Linking identity to Bitcoin transactions

Not everyone wants every transaction they make to publicly identify them, though, and over the course of Bitcoin/blockchain history there’s been more of a trend towards greater obfuscation of identities.

That creates its own set of problems, however, as there are many situations where you’d prefer your identity to be known—at least, to the person you’re doing business with. As Dr. Craig S. Wright has pointed out on several occasions, a society where everyone wears a mask cannot function.

Even cryptography and privacy advocates from the past understood this issue, holding “key exchange parties” and creating the Web of Trust so individuals could connect online identities to ones they trusted in real life.

Bitcoin itself has never been anonymous and has never promised full anonymity. It instead focuses on privacy, where obvious personally-identifying details are kept out of public transaction details but a transactor could still be revealed after a degree of investigation.

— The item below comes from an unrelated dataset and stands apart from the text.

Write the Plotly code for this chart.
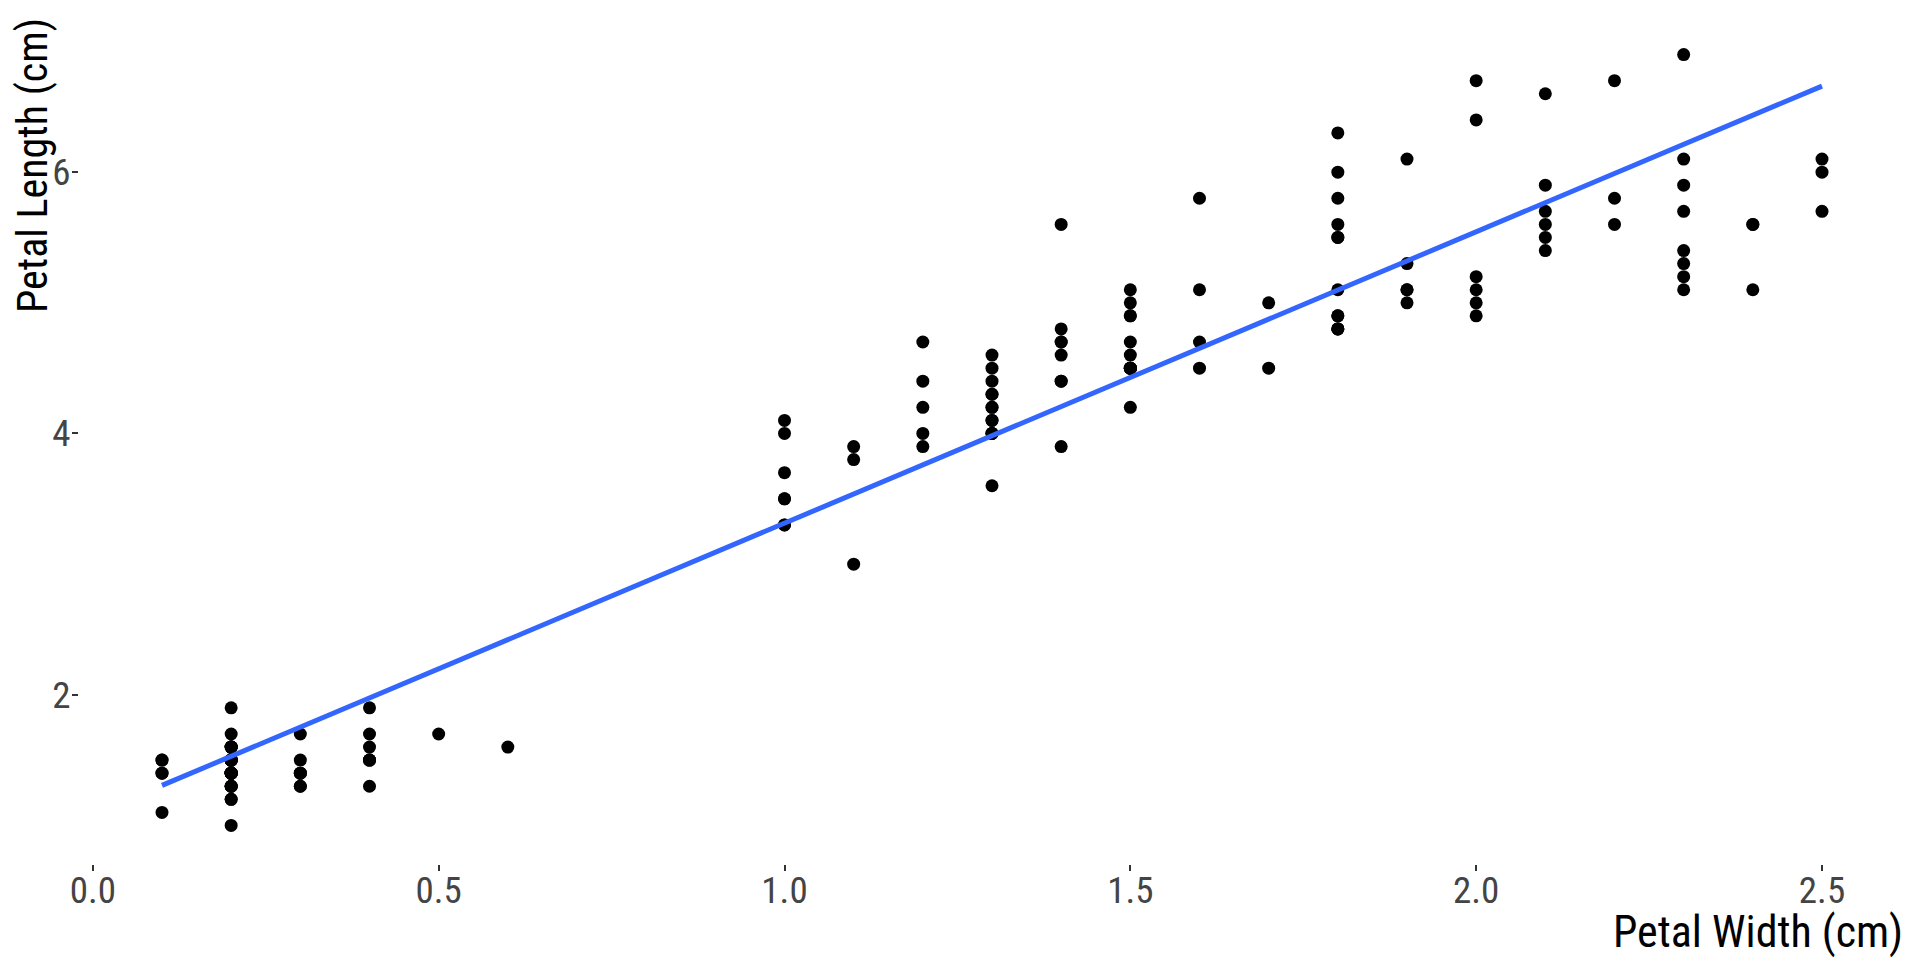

An early trend in Bitcoin was “vanity addresses” whereby someone could create a Bitcoin public key that contained easily identifiable information, like their name or business name. The popularity of vanity addresses waned over time due to the security and privacy issues associated with using the same Bitcoin address over and over.

SBW would still allow a person to use multiple identities, or choose which online presences they wish to link to their Paymail and Bitcoin transactions (and those they don’t). It’s also entirely possible to have multiple Paymail addresses, or BSV addresses that aren’t associated with a Paymail address at all.

In the end, it’s about people maintaining control of their own identities and data. Too much trust has been lost to large providers who sell personal data or misuse it for profiling, or simply delete content from their services if the user falls foul of their “community standards.” Bitcoin doesn’t solve all these issues completely, but it enables better services that better serve their users’ needs and creates new economic opportunities.